Garber happens to be the attendant on call when Ryder makes his demands. Their conversations turn into a quid pro quo of sorts, as Ryder senses Garber's possible guilt in a business bribe and demands he exchange the information. Ryder may be a lunatic with few moral values, but he does have some good points to make, although his pontificating over the problems with society grows tiresome. No matter how much he b*tches, we never really care about his struggles. He's such an obvious bad guy (sinister goatee, short haircut, tattoo on his neck), the movie throws away any chance to develop him beyond crazy and violent. In the end, he's sort of a dull villain. Plus, we've seen Travolta play this over-the-top role before in Broken Arrow and Face/Off. As good as he and Washington may be, they're are not exactly stretching their acting abilities here, and it's not exactly inspired casting.
I mentioned the movie is overproduced, and that's more evident when you compare it to the original Pelham 1 2 3 from 1974, which was also based on the novel by John Godey and starred Walter Matthau and Robert Shaw. Granted, the new version has come out over 30 years later, but it shows how much Hollywood filmmaking has changed, and not necessarily for the better. The original was directed by Joseph Sargent and was greatly understated, relying on the strength of its story and characters. It wasn't nearly as loud, lurid or shiny as the remake, but it engaged us a lot more with its subtlety and restraint. It also contains one of the greatest endings of all time, one that was succinct and to the point, yet completely satisfying. It told us everything we needed to know in one lone shot.
The new version, directed by Tony Scott, caters more to audiences with attention deficit disorder. The camera does not sit still (one particular shot of the mayor may actually induce motion sickness) and there's never a quiet moment on the soundtrack. It's all professionally and competently done, but the techniques are overkill and feel like attempts to mask the conventional plot. The whole production reminded me of an episode of CSI (it doesn't matter which one), with its flashy, overblown colors, shaky motion and "whoosh" sound effects on a lot of the cuts. These stylistic choices have become so overused their effect is now limited.

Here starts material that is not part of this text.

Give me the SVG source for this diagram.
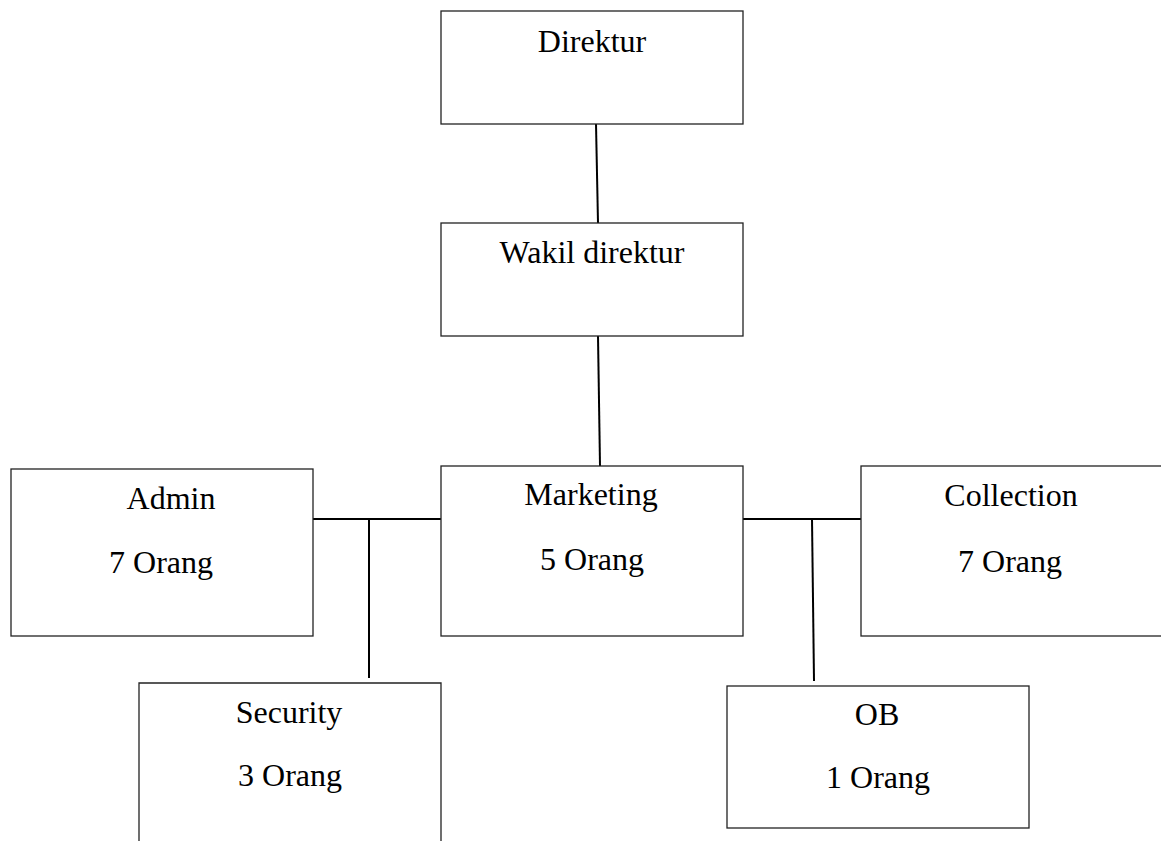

When it comes to remakes, I usually ask myself which version does a better job of telling the same story. That answer is almost always the original (after all, if the original was no good in the first place, why would anyone want to remake it?). Unfortunately for Pelham 1 2 3, this is also the case. It speeds along but offers little in the way of surprises or different directions for the genre. The original gave it a lot to live up to, but even if this version wasn't a remake, I would still feel like I'd seen it before, just on a different mode of transportation. With any genre picture, it's important to imagine, or in this case, re-imagine, conventional material in a fresh or interesting way. Scott merely goes down a familiar track. It's been done before and will no doubt be done again.